- DATA EXCERPT
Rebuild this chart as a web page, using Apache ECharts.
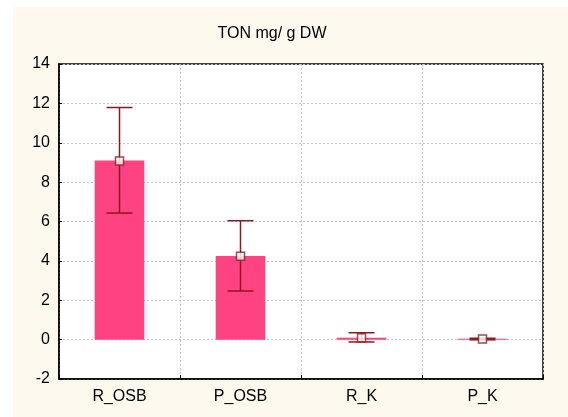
<!DOCTYPE html>
<html>
<head>
<meta charset="utf-8">
<script src="https://cdn.jsdelivr.net/npm/echarts@6/dist/echarts.min.js"></script>
<style>
  html, body { margin: 0; padding: 0; background: #ffffff; }
  #chart { width: 568px; height: 417px; }
</style>
</head>
<body>
<div id="chart"></div>
<script>
// Total organic nitrogen per sample group: mean with error range
const categories = ['R_OSB', 'P_OSB', 'R_K', 'P_K'];
const barValues = [9.1, 4.25, 0.1, 0.05];
const meanValues = [9.07, 4.23, 0.1, 0.03];
const errLow = [6.43, 2.47, -0.12, -0.01];
const errHigh = [11.79, 6.04, 0.35, 0.07];
const yTicks = [-2, 0, 2, 4, 6, 8, 10, 12, 14];

const chart = echarts.init(document.getElementById('chart'), null, { renderer: 'canvas' });

const errColor = '#8b1a1a';
const font = 'Liberation Sans, Arial, sans-serif';
const gridLine = { show: true, lineStyle: { color: '#c4c4c4', type: [2, 2], width: 1 } };
const errData = categories.map((c, i) => [i, errLow[i], errHigh[i]]);

chart.setOption({
  backgroundColor: '#ffffff',
  animation: false,
  graphic: [{
    type: 'rect',
    z: -10,
    shape: { x: 13, y: 7, width: 555, height: 410 },
    style: { fill: '#fdf9ef' }
  }],
  title: {
    text: 'TON mg/ g DW',
    left: 267,
    top: 21,
    textAlign: 'center',
    textStyle: { fontFamily: font, fontSize: 16, fontWeight: 'normal', color: '#000' }
  },
  grid: {
    left: 59, right: 25, top: 64, bottom: 38,
    show: true, backgroundColor: '#ffffff', borderColor: '#000', borderWidth: 1.5
  },
  xAxis: {
    type: 'category',
    data: categories,
    boundaryGap: true,
    axisLine: { onZero: false, lineStyle: { color: '#000', width: 1.5 } },
    axisTick: { show: true, inside: true, length: 4, lineStyle: { color: '#000' } },
    axisLabel: { fontFamily: font, fontSize: 16, color: '#000', margin: 10 },
    splitLine: gridLine
  },
  yAxis: {
    type: 'value',
    min: yTicks[0], max: yTicks[yTicks.length - 1], interval: 2,
    axisLine: { show: true, onZero: false, lineStyle: { color: '#000', width: 1.5 } },
    axisTick: { show: true, inside: true, length: 3, lineStyle: { color: '#000' } },
    axisLabel: { fontFamily: font, fontSize: 16, color: '#000', margin: 9 },
    splitLine: gridLine
  },
  series: [
    {
      type: 'bar',
      data: barValues,
      barWidth: '41%',
      itemStyle: { color: '#ff4282' },
      z: 2
    },
    {
      type: 'custom',
      data: errData,
      z: 3,
      renderItem: function (params, api) {
        const x = api.value(0);
        const lo = api.coord([x, api.value(1)]);
        const hi = api.coord([x, api.value(2)]);
        const half = 13;
        const style = { stroke: errColor, lineWidth: 1.5 };
        return {
          type: 'group',
          children: [
            { type: 'line', shape: { x1: lo[0], y1: lo[1], x2: hi[0], y2: hi[1] }, style: style },
            { type: 'line', shape: { x1: hi[0] - half, y1: hi[1], x2: hi[0] + half, y2: hi[1] }, style: style },
            { type: 'line', shape: { x1: lo[0] - half, y1: lo[1], x2: lo[0] + half, y2: lo[1] }, style: style }
          ]
        };
      }
    },
    {
      type: 'scatter',
      data: meanValues,
      symbol: 'rect',
      symbolSize: 8,
      itemStyle: { color: '#ffffff', borderColor: errColor, borderWidth: 1.5 },
      z: 4
    }
  ]
});
</script>
</body>
</html>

- SET EXERCISE
Repeat the lines exactly as they stand, from the opening line of the data through the line with "const errData = categories.map((c, i)". Pictures stay out of the copy.

- PROBLEM SOLUTION
Rebuild this chart as a web page, using Apache ECharts.
<!DOCTYPE html>
<html>
<head>
<meta charset="utf-8">
<script src="https://cdn.jsdelivr.net/npm/echarts@6/dist/echarts.min.js"></script>
<style>
  html, body { margin: 0; padding: 0; background: #ffffff; }
  #chart { width: 568px; height: 417px; }
</style>
</head>
<body>
<div id="chart"></div>
<script>
// Total organic nitrogen per sample group: mean with error range
const categories = ['R_OSB', 'P_OSB', 'R_K', 'P_K'];
const barValues = [9.1, 4.25, 0.1, 0.05];
const meanValues = [9.07, 4.23, 0.1, 0.03];
const errLow = [6.43, 2.47, -0.12, -0.01];
const errHigh = [11.79, 6.04, 0.35, 0.07];
const yTicks = [-2, 0, 2, 4, 6, 8, 10, 12, 14];

const chart = echarts.init(document.getElementById('chart'), null, { renderer: 'canvas' });

const errColor = '#8b1a1a';
const font = 'Liberation Sans, Arial, sans-serif';
const gridLine = { show: true, lineStyle: { color: '#c4c4c4', type: [2, 2], width: 1 } };
const errData = categories.map((c, i) => [i, errLow[i], errHigh[i]]);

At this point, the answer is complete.